(Records excerpted from a collection)
________________________

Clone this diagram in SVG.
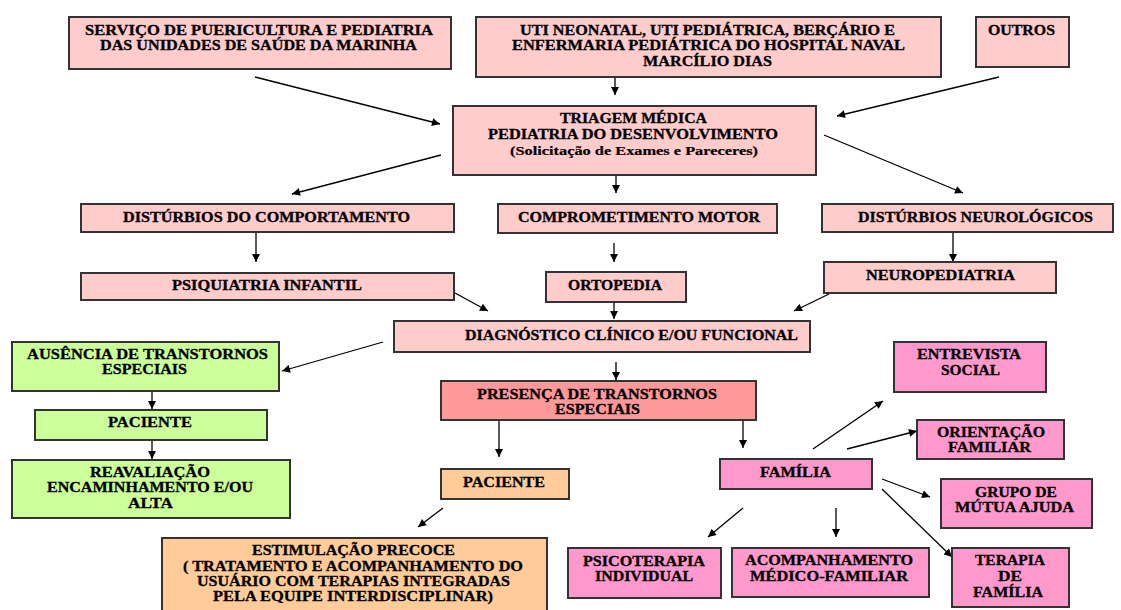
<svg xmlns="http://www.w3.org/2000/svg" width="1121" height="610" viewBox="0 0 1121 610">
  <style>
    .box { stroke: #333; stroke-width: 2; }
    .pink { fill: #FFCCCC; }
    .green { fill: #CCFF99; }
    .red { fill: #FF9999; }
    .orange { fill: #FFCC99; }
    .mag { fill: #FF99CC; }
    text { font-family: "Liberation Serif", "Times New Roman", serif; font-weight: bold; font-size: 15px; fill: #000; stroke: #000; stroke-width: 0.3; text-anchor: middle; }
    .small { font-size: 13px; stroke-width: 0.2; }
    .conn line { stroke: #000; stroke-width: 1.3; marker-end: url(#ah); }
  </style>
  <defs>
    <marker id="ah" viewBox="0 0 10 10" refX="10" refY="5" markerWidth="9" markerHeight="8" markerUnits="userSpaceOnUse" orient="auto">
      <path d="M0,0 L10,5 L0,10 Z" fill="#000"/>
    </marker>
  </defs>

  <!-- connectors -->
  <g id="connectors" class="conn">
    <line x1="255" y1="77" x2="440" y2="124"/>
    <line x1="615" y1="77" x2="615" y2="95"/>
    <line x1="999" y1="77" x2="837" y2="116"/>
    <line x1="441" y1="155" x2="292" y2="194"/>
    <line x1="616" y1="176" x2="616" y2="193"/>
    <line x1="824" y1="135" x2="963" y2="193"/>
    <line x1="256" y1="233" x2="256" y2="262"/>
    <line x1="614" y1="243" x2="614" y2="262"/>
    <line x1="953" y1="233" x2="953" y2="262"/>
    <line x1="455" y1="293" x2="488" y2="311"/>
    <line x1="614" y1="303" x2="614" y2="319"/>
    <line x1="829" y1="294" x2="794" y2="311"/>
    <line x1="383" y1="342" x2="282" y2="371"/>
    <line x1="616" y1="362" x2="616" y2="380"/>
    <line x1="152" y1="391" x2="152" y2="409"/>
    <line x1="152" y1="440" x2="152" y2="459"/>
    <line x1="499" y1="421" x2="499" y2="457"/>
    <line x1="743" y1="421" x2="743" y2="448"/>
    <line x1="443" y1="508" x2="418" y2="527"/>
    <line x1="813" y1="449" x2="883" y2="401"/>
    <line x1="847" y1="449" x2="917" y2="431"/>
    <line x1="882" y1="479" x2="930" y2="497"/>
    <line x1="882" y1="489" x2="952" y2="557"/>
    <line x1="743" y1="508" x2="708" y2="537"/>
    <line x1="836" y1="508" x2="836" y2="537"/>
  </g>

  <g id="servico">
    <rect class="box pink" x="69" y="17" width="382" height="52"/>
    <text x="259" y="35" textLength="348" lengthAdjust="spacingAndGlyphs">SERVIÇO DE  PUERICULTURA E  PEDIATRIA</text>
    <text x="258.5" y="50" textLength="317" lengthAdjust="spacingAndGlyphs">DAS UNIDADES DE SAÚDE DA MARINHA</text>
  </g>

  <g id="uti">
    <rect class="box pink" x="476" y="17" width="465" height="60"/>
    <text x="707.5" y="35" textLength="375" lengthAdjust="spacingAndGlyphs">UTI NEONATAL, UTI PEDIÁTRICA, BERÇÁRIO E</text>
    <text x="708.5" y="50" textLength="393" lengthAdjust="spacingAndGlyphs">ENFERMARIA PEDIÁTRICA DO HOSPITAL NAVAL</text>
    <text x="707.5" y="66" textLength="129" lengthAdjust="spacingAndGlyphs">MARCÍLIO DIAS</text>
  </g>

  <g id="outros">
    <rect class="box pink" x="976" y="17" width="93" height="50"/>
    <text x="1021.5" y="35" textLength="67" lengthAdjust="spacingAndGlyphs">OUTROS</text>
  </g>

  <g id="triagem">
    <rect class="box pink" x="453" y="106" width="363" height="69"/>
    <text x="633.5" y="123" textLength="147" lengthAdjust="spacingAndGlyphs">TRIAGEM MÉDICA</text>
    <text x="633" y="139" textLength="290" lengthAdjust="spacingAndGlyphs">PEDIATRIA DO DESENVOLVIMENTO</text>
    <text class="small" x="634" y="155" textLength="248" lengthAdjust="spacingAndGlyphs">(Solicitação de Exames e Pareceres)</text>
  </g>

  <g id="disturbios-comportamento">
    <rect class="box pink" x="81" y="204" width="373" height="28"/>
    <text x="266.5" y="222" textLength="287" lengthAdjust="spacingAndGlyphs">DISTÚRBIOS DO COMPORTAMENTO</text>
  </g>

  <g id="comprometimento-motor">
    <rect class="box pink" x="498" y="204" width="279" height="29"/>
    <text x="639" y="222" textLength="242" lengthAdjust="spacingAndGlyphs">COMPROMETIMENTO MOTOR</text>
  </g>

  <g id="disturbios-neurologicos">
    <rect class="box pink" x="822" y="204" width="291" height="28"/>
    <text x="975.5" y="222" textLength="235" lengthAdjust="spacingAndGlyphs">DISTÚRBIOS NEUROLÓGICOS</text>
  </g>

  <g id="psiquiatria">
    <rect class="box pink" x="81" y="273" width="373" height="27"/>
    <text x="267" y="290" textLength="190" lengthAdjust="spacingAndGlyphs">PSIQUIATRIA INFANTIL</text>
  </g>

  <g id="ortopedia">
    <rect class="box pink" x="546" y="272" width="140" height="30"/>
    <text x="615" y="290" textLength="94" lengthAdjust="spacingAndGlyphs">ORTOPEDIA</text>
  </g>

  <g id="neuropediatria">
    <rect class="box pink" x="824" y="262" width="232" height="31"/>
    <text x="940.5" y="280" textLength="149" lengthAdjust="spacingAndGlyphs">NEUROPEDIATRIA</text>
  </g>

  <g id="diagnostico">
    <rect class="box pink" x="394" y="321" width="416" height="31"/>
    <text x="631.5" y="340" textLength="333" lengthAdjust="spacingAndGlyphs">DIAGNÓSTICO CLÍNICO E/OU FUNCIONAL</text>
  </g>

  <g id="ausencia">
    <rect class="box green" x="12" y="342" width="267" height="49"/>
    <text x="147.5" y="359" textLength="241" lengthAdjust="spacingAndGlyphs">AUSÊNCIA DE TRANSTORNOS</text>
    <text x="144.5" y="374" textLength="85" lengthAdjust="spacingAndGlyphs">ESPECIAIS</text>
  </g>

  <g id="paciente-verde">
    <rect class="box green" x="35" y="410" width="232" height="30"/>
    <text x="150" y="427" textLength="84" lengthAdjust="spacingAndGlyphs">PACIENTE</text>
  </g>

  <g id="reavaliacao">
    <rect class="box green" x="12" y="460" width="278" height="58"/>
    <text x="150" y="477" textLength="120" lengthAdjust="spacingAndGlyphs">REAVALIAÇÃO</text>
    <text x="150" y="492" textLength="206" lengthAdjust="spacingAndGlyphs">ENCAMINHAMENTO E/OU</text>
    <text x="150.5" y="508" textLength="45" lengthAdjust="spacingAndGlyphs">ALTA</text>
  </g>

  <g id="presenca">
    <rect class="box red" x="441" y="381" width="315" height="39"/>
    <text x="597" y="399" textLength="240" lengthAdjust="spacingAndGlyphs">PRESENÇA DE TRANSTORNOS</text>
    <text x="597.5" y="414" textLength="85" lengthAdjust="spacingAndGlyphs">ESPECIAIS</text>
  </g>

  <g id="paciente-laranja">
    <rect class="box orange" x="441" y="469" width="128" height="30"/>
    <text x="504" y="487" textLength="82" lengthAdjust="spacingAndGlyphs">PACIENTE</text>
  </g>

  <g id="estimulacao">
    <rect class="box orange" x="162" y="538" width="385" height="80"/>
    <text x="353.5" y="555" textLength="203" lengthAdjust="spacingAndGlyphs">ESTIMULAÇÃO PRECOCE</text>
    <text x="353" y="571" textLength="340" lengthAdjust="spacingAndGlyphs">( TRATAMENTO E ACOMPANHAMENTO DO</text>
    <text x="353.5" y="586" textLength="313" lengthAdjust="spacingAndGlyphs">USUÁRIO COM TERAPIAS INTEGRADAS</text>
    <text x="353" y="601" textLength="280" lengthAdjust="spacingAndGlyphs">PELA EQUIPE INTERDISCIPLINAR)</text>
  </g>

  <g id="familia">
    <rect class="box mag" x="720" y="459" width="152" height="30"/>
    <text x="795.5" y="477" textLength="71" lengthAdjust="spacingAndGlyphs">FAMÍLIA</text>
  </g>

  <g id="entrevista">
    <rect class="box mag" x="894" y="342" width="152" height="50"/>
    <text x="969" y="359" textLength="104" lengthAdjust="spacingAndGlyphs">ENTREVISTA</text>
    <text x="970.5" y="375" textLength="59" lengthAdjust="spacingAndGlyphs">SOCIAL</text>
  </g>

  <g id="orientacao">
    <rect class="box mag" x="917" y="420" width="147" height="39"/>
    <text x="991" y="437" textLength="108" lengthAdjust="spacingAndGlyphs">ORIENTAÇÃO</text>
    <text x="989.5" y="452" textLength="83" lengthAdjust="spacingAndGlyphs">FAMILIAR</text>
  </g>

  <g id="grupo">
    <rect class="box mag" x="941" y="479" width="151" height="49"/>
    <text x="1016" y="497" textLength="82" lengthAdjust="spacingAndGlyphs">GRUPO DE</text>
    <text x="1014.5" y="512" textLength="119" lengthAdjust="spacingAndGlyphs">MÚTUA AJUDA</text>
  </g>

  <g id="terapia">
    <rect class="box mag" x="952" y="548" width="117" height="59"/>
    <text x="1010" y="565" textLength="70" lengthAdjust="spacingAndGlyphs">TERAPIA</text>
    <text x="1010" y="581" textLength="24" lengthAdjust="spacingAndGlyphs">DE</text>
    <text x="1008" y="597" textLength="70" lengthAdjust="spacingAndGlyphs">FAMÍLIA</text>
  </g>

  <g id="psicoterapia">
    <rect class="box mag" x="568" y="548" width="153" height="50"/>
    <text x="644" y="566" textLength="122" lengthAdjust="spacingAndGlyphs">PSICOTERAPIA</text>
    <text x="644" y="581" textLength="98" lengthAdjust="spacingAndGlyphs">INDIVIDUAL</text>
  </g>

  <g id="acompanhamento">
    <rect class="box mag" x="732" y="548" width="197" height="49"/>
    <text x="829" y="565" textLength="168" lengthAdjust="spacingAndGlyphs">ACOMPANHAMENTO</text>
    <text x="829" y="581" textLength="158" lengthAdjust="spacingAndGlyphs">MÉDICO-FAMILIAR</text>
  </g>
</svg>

________________________

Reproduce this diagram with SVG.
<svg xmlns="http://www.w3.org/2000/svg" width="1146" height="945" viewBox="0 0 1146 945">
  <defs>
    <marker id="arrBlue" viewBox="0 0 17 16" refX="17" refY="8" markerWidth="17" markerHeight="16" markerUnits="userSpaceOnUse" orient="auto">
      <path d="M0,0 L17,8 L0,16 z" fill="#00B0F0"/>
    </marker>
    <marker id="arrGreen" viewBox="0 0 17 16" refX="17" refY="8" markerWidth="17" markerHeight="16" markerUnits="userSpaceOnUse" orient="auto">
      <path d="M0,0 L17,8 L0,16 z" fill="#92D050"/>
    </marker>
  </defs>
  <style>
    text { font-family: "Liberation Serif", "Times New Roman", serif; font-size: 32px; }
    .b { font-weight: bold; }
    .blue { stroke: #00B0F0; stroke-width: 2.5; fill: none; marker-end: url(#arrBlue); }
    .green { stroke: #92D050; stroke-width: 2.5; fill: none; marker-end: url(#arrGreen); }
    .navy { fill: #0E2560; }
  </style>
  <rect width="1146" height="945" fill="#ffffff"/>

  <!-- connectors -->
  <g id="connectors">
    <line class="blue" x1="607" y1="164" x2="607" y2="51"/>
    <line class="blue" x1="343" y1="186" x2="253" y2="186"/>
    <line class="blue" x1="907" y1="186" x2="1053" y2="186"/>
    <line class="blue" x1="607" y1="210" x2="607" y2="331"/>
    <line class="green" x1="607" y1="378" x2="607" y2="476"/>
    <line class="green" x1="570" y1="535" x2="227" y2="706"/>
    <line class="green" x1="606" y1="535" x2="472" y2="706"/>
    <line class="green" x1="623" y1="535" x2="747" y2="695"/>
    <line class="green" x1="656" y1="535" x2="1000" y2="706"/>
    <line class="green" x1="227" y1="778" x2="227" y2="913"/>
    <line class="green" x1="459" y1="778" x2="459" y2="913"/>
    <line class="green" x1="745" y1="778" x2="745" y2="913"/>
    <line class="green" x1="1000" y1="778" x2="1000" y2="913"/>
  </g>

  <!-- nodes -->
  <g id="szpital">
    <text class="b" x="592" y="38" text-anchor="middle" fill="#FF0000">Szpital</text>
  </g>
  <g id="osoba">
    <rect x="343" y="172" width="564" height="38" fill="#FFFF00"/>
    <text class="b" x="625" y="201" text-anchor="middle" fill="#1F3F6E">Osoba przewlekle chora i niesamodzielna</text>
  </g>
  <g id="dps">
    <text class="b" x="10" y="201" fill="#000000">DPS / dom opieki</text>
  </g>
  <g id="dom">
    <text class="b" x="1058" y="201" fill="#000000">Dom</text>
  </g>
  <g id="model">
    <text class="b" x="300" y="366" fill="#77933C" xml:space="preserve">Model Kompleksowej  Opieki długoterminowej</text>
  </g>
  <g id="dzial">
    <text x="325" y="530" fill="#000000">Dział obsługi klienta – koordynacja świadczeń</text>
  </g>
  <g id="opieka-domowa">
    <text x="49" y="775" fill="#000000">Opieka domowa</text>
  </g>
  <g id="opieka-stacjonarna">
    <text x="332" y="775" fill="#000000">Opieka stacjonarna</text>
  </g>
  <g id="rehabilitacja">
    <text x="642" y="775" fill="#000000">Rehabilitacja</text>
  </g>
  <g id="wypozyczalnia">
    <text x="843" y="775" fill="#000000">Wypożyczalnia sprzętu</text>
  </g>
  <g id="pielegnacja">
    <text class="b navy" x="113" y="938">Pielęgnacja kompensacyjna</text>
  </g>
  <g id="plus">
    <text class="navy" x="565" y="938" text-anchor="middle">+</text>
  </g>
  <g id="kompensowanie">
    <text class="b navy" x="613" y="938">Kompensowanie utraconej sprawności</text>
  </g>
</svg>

________________________

What the exercise asks — In the entries above, find every line holding the word "diagram" and copy it out.

Correct answer —
Clone this diagram in SVG.
Reproduce this diagram with SVG.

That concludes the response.